Terry has gone to even further lengths in the past to get older people active with their food. She has written two cookery books based on residents' recipes, one of which is called Nutritious and Delicious and is available to buy from Amazon.

When researching these books, Terry asked the chefs at each of Barchester's 200 care homes to talk with residents about food to make it a topic of conversation and of interest. Residents spoke about their favourite recipes and from this the chefs went away and cooked a meal for them. These were then included in the books.

As a result residents have taken great delight in seeing their recipes printed and this has made them even more involved in cooking and even selecting the ingredients, Terry continued.

Chefs are also encouraged to experiment and get residents trying out things they may not have had in the past, such as smoothies, and this has proved to be very beneficial, according to Terry.

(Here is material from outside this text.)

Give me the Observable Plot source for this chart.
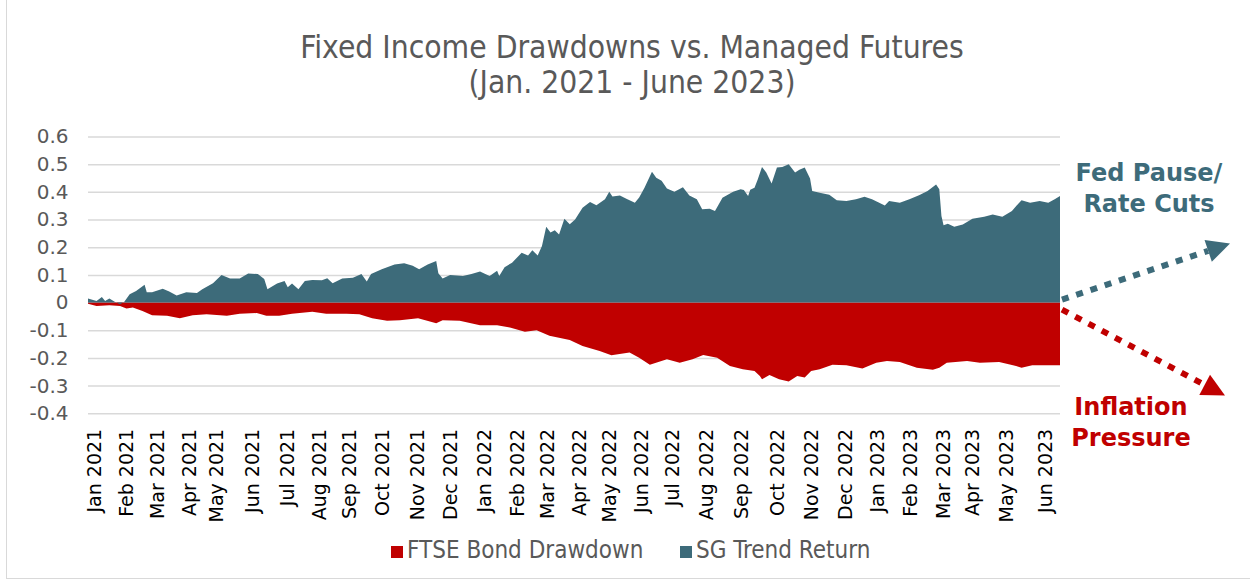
<!DOCTYPE html>
<html><head><meta charset="utf-8">
<script src="https://cdn.jsdelivr.net/npm/d3@7"></script>
<script src="https://cdn.jsdelivr.net/npm/@observablehq/plot@0.6"></script>
<style>
body{margin:0;background:#fff;}
#wrap{position:relative;width:1250px;height:581px;overflow:hidden;background:#fff;}
#frame{position:absolute;left:6px;top:-2px;width:1260px;height:581px;border:1px solid #d9d9d9;box-sizing:border-box;}
#title{position:absolute;left:0;top:30px;width:1264px;text-align:center;font-family:"DejaVu Sans Condensed","DejaVu Sans",sans-serif;font-size:31.5px;color:#595959;line-height:35px;}
#chart{position:absolute;left:0;top:110px;}
.leg{position:absolute;top:537px;font-family:"DejaVu Sans Condensed","DejaVu Sans",sans-serif;font-size:24px;color:#595959;white-space:nowrap;line-height:26px;}
.sw{display:inline-block;width:12px;height:12px;margin-right:4px;vertical-align:0px;}
</style>
</head>
<body>
<div id="wrap">
  <div id="frame"></div>
  <div id="title">Fixed Income Drawdowns vs. Managed Futures<br>(Jan. 2021 - June 2023)</div>
  <div id="chart"></div>
  <div class="leg" style="left:391px"><span class="sw" style="background:#c00000"></span>FTSE Bond Drawdown</div>
  <div class="leg" style="left:680px"><span class="sw" style="background:#3d6b7a"></span>SG Trend Return</div>
</div>
<script>
// ---- Data ----
const seriesNames = ["FTSE Bond Drawdown", "SG Trend Return"];
const seriesColors = ["#c00000", "#3d6b7a"];

const sgDates = [
"2021-01-01","2021-01-09","2021-01-14","2021-01-17","2021-01-21","2021-01-26","2021-01-31","2021-02-04","2021-02-09","2021-02-15",
"2021-02-23","2021-02-25","2021-03-02","2021-03-12","2021-03-18","2021-03-25","2021-04-03","2021-04-13","2021-04-18","2021-04-28",
"2021-05-06","2021-05-14","2021-05-23","2021-05-31","2021-06-09","2021-06-15","2021-06-18","2021-06-27","2021-07-04","2021-07-07",
"2021-07-11","2021-07-17","2021-07-23","2021-07-30","2021-08-08","2021-08-13","2021-08-18","2021-08-27","2021-09-06","2021-09-14",
"2021-09-19","2021-09-23","2021-10-03","2021-10-15","2021-10-24","2021-11-01","2021-11-07","2021-11-15","2021-11-23","2021-11-25",
"2021-11-29","2021-12-06","2021-12-18","2021-12-26","2022-01-03","2022-01-12","2022-01-19","2022-01-21","2022-01-26","2022-02-02",
"2022-02-11","2022-02-17","2022-02-21","2022-02-26","2022-03-02","2022-03-06","2022-03-10","2022-03-14","2022-03-18","2022-03-23",
"2022-03-28","2022-04-02","2022-04-09","2022-04-16","2022-04-22","2022-04-25","2022-04-30","2022-05-04","2022-05-07","2022-05-14",
"2022-05-20","2022-05-28","2022-06-01","2022-06-06","2022-06-13","2022-06-17","2022-06-22","2022-06-27","2022-07-04","2022-07-12",
"2022-07-18","2022-07-25","2022-07-30","2022-08-06","2022-08-11","2022-08-18","2022-08-28","2022-09-04","2022-09-07","2022-09-11",
"2022-09-13","2022-09-17","2022-09-20","2022-09-24","2022-09-28","2022-10-03","2022-10-08","2022-10-13","2022-10-19","2022-10-25",
"2022-10-29","2022-11-03","2022-11-08","2022-11-10","2022-11-17","2022-11-26","2022-12-03","2022-12-12","2022-12-21","2022-12-29",
"2023-01-05","2023-01-17","2023-01-21","2023-01-31","2023-02-09","2023-02-18","2023-02-26","2023-03-06","2023-03-09","2023-03-11",
"2023-03-13","2023-03-17","2023-03-23","2023-03-31","2023-04-09","2023-04-20","2023-04-28","2023-05-07","2023-05-16","2023-05-20",
"2023-05-25","2023-06-02","2023-06-11","2023-06-19","2023-06-25","2023-06-30"
];
const sgValues = [
0.015,0.006,0.020,0.006,0.015,0.003,-0.006,0.003,0.030,0.042,
0.064,0.037,0.037,0.050,0.040,0.026,0.037,0.035,0.048,0.070,
0.100,0.087,0.087,0.105,0.103,0.085,0.048,0.069,0.078,0.055,
0.069,0.048,0.078,0.082,0.081,0.088,0.070,0.087,0.090,0.103,
0.076,0.103,0.120,0.138,0.142,0.133,0.120,0.138,0.150,0.106,
0.087,0.100,0.096,0.103,0.112,0.096,0.115,0.096,0.128,0.144,
0.180,0.170,0.189,0.170,0.204,0.274,0.253,0.261,0.246,0.303,
0.283,0.300,0.343,0.363,0.352,0.360,0.373,0.400,0.383,0.387,
0.375,0.361,0.380,0.415,0.473,0.451,0.440,0.412,0.400,0.417,
0.387,0.373,0.337,0.339,0.331,0.379,0.400,0.409,0.407,0.385,
0.408,0.415,0.445,0.490,0.470,0.430,0.488,0.490,0.500,0.470,
0.480,0.488,0.448,0.403,0.397,0.390,0.370,0.367,0.373,0.382,
0.373,0.351,0.367,0.361,0.373,0.388,0.403,0.427,0.409,0.313,
0.279,0.285,0.274,0.282,0.303,0.310,0.318,0.310,0.331,0.349,
0.370,0.361,0.367,0.361,0.373,0.385
];

const ftseDates = [
"2021-01-01","2021-01-09","2021-01-21","2021-01-31","2021-02-06","2021-02-12","2021-02-21","2021-03-02","2021-03-16","2021-03-28",
"2021-04-09","2021-04-22","2021-05-11","2021-05-23","2021-06-08","2021-06-17","2021-06-29","2021-07-11","2021-07-30","2021-08-12",
"2021-08-31","2021-09-12","2021-09-24","2021-10-08","2021-10-20","2021-11-06","2021-11-23","2021-11-29","2021-12-15","2022-01-03",
"2022-01-19","2022-01-31","2022-02-14","2022-02-25","2022-03-09","2022-03-28","2022-04-09","2022-04-25","2022-05-06","2022-05-23",
"2022-06-01","2022-06-11","2022-06-27","2022-07-09","2022-07-21","2022-07-31","2022-08-13","2022-08-25","2022-09-06","2022-09-17",
"2022-09-22","2022-09-24","2022-10-01","2022-10-10","2022-10-19","2022-10-27","2022-11-03","2022-11-09","2022-11-17","2022-11-29",
"2022-12-12","2022-12-27","2023-01-09","2023-01-19","2023-01-31","2023-02-16","2023-03-03","2023-03-09","2023-03-16","2023-04-04",
"2023-04-16","2023-05-04","2023-05-17","2023-05-25","2023-06-04","2023-06-17","2023-06-30"
];
const ftseValues = [
-0.004,-0.012,-0.010,-0.012,-0.021,-0.018,-0.030,-0.046,-0.048,-0.057,
-0.046,-0.042,-0.048,-0.040,-0.038,-0.048,-0.048,-0.040,-0.033,-0.040,
-0.040,-0.042,-0.057,-0.066,-0.064,-0.057,-0.075,-0.064,-0.066,-0.082,
-0.082,-0.090,-0.105,-0.100,-0.120,-0.135,-0.157,-0.175,-0.190,-0.180,
-0.199,-0.225,-0.205,-0.217,-0.205,-0.189,-0.199,-0.229,-0.241,-0.247,
-0.265,-0.277,-0.262,-0.277,-0.285,-0.265,-0.271,-0.247,-0.241,-0.225,
-0.226,-0.238,-0.217,-0.211,-0.215,-0.235,-0.243,-0.235,-0.217,-0.211,
-0.217,-0.215,-0.226,-0.235,-0.226,-0.226,-0.226
];

// Category-style tick positions (one label per month, as on the source axis)
const tickDates = [
"2021-01-07","2021-02-06","2021-03-07","2021-04-06","2021-05-01","2021-06-04","2021-07-07","2021-08-06","2021-09-03","2021-10-04",
"2021-11-05","2021-12-06","2022-01-07","2022-02-07","2022-03-07","2022-04-06","2022-05-04","2022-06-03","2022-07-02","2022-08-03",
"2022-09-05","2022-10-08","2022-11-09","2022-12-11","2023-01-10","2023-02-10","2023-03-13","2023-04-09","2023-05-11","2023-06-16"
];
const yTicks = [-0.4,-0.3,-0.2,-0.1,0,0.1,0.2,0.3,0.4,0.5,0.6];

const annTop = ["Fed Pause/", "Rate Cuts"];
const annBottom = ["Inflation", "Pressure"];

// ---- Build tables ----
const sgData = sgDates.map((d,i)=>({date:new Date(d), value:sgValues[i]}));
const ftseData = ftseDates.map((d,i)=>({date:new Date(d), value:ftseValues[i]}));
const ticks = tickDates.map(d=>new Date(d));
const fmtY = d => String(Math.round(d*10)/10);

const chart = Plot.plot({
  width: 1250,
  height: 420,
  marginLeft: 88,
  marginRight: 190,
  marginTop: 26.5,
  marginBottom: 116.7,
  style: {background:"transparent", overflow:"visible", fontFamily:"DejaVu Sans"},
  x: {type:"utc", domain:[new Date("2021-01-01"), new Date("2023-06-30")]},
  y: {domain:[-0.4, 0.6]},
  marks: [
    Plot.gridY({ticks: yTicks, stroke:"#d9d9d9", strokeOpacity:1, strokeWidth:1.5}),
    Plot.axisY({ticks: yTicks, tickFormat: fmtY, tickSize:0, tickPadding:20, fontSize:20, fill:"#595959", label:null}),
    Plot.axisX({ticks: ticks, tickFormat: d3.utcFormat("%b %Y"), tickRotate:-90, tickSize:0, tickPadding:15, fontSize:19, fill:"#000", label:null}),
    Plot.areaY(ftseData, {x:"date", y:"value", fill:seriesColors[0]}),
    Plot.areaY(sgData, {x:"date", y:"value", fill:seriesColors[1]})
  ]
});
document.getElementById("chart").appendChild(chart);

// ---- Annotations (dotted arrows and labels) ----
const svg = d3.select(chart);
const xs = chart.scale("x"), ys = chart.scale("y");
const x0 = xs.apply(xs.domain[1]), y0 = ys.apply(0);
function dotArrow(x1,y1,x2,y2,color){
  const dx=x2-x1, dy=y2-y1, L=Math.hypot(dx,dy), ux=dx/L, uy=dy/L;
  const head=23, hw=11.5;
  const bx=x2-ux*head, by=y2-uy*head;
  svg.append("line").attr("x1",x1).attr("y1",y1).attr("x2",bx).attr("y2",by)
    .attr("stroke",color).attr("stroke-width",6).attr("stroke-dasharray","7,8");
  svg.append("polygon")
    .attr("points",[[x2,y2],[bx-uy*hw,by+ux*hw],[bx+uy*hw,by-ux*hw]].map(p=>p.join(",")).join(" "))
    .attr("fill",color);
}
dotArrow(x0+2, y0-3, x0+170, y0-59, seriesColors[1]);
dotArrow(x0+2, y0+7, x0+165, y0+93, seriesColors[0]);
function label(lines, cx, baseY, color){
  lines.forEach((t,i)=>{
    svg.append("text").attr("x",cx).attr("y",baseY+i*31).attr("text-anchor","middle")
      .attr("font-family","DejaVu Sans").attr("font-weight","bold").attr("font-size",24)
      .attr("fill",color).text(t);
  });
}
label(annTop, x0+89, y0-122, seriesColors[1]);
label(annBottom, x0+71, y0+112, seriesColors[0]);
</script>
</body></html>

It seems the act of cooking can also help in residents' overall wellbeing. Director of dementia services at Barchester, Sheena Wyllie noted that creating meals can be more than just about food preparation - it is also about recall. Reminiscing and having the chance to talk about what they associate with cooking can be beneficial for those with dementia, Ms Wyllie pointed out.

The process may help bring back memories of grandparents, their life as a child, their experiences as a parent when they cooked for their children, or what they used to eat, Sheena explained.

She continued: "It may actually not be associated with food at all, it may just be associated with an emotional memory of eating Sunday lunch or something similar.

"For people with dementia, the trigger is actually familiarity so if you are talking about cooking you need to be in a kitchen that looks, sounds, smells and tastes like a kitchen," Sheena noted. This can include foodstuff, pots and pans as well as familiar items and objects that the residents can "really feel, taste and touch", she added. Barchester has made this possible in many of their homes with Life style kitchens for residents in cook and bake in.

Of course, the link between dementia and diet is something that has been picked up on numerous times in the past. This was highlighted by recent research, published in the journal Molecular Neurodegeneration, which indicated that a high-protein diet may increase a person's chances of developing Alzheimer's.

Tests showed that mice which were fed foods similar to those found in the original Atkins Diet had brains five per cent lighter than the others involved in the study. With this in mind, perhaps educating people about food preparation can be of benefit to both those with dementia as well as those without.